When the paintings in bank lobbies were replaced by museum branches in bank lobbies, Richter obliged. Eight Grey (CR 878/1-8, 2001) was commissioned by Deutsche Bank for the Guggenheim it hosted in Berlin. The 500 x 270 cm enameled glass works were mounted at angles on steel brackets, skewing their reflections. Kanazawa got an earlier, slightly smaller version. [Which looks miserably installed. And frankly, straight photos of Berlin’s didn’t look much better. Clearly Dia Beacon’s six-mirror variant has raised expectations.]

a sheet of gerhard richter's atlass shows six studies for a monumental photo work to be installed in a large atrium/court space at the de young museum. each study varies by how large the photo grid is, how much wall it fills, etc. the work eventually is called strontium, and is an electron microscope photo of a single strontium atom, a fuzzy white sphere in a square of dark grey and black, repeated 130 times and gridded right up good.
Gerhard Richter, Atlas 748, showing various studies for Strontium, a grid of electron microscope photographs commissioned for the de Young Museum in San Francisco.

As the Eight Grey works show, Richter and bank lobbies began to diverge in the 21th century, and art spaces stood ready to accommodate his monumentality. Strontium (CR 888, 2004) is a 9×9.5-meter grid of 130 c-prints made for Wilsey Court, the central party space of the De Young Museum’s Herzog & de Meuron building. The 196 panels of 4900 Farben (2007), made for the new Fondation Louis Vuitton, could be reconfigured in eleven different ways, optimized for a variety of spaces. Meanwhile, the related stained glass window at the Köln cathedral (2006) is right where it is, for—one hopes—ever.

But that’s almost twenty years ago.

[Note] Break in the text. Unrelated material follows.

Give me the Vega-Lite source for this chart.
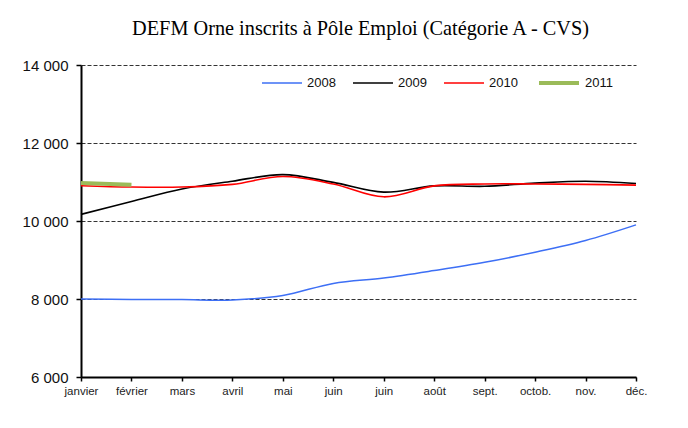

Was it the paintings that got small? Or the lobbies? I could easily see the Strips works as Richter making a stone cold play for the lobby art market, it’s possible Richter really was just done with the medium, until now. There must have been something special—or especially ominous—about the Chase space, and the challenge to make work for it. Because as expensive as it all looks, it cannot be simply about the bag.